PROMPT: In the lines below, how many hold the word "this"? Answer only with the number.
━━━━━━━━━━━━━━━━━━━━
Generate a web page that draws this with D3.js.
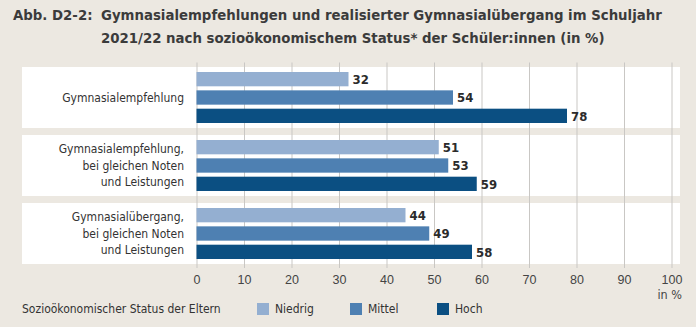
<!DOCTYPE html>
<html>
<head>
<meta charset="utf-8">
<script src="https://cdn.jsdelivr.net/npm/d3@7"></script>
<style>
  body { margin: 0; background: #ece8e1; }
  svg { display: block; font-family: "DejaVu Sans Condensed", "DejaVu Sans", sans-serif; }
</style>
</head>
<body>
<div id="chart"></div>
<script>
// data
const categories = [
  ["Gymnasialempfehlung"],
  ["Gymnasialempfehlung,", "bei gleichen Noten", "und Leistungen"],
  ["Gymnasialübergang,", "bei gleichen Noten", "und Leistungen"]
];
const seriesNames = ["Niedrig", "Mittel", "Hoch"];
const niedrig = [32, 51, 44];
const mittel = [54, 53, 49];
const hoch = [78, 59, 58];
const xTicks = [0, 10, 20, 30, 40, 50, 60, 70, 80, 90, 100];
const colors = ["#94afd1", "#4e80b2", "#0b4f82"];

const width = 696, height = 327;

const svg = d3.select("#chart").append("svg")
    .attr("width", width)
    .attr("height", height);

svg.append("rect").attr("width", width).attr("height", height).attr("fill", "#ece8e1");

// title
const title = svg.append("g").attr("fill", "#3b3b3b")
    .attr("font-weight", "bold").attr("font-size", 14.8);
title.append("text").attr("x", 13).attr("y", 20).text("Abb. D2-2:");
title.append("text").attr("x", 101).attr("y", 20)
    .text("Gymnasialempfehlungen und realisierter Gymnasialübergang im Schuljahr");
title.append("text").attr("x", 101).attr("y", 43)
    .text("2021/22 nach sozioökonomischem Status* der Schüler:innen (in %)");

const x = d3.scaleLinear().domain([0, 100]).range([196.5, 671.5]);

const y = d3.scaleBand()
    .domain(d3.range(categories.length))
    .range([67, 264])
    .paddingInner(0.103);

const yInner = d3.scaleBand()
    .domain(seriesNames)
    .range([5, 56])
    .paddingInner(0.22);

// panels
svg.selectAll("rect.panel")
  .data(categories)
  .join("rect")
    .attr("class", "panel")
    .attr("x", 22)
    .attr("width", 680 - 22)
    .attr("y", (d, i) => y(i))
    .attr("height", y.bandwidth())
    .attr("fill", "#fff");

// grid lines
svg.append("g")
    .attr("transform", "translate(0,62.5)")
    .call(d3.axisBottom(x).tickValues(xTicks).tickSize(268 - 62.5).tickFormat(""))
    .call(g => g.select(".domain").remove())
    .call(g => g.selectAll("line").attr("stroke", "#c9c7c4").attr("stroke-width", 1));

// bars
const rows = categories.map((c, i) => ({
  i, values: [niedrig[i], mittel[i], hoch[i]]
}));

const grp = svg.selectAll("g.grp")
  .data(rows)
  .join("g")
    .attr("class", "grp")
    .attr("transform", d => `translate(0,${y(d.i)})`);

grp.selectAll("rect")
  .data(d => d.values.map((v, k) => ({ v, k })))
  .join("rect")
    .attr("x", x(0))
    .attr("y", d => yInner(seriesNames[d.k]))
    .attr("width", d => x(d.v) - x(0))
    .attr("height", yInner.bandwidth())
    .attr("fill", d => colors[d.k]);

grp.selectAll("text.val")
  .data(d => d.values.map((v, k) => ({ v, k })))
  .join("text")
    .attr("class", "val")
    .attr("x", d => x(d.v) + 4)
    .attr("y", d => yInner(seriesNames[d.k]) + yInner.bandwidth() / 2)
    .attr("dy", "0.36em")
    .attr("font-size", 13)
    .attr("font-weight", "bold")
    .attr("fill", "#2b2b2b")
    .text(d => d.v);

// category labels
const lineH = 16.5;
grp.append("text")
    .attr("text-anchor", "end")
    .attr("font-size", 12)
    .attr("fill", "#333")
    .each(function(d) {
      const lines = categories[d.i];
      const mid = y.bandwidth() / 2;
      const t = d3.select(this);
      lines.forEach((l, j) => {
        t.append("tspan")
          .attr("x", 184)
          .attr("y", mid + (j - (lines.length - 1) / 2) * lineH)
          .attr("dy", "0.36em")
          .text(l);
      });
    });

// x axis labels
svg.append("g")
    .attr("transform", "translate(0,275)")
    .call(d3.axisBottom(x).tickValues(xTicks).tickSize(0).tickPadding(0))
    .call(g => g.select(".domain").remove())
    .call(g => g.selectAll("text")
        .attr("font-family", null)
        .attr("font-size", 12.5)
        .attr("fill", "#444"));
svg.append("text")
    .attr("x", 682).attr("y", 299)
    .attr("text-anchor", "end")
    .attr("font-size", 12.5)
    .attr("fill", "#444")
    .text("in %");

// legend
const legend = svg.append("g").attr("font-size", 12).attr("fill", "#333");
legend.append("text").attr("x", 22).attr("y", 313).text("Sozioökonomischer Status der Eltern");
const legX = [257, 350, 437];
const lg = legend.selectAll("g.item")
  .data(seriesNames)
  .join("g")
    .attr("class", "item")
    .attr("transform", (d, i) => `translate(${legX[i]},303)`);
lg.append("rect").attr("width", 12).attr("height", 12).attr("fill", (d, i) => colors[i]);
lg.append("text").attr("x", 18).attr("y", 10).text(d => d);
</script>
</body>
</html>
━━━━━━━━━━━━━━━━━━━━
THE ANSWER: 2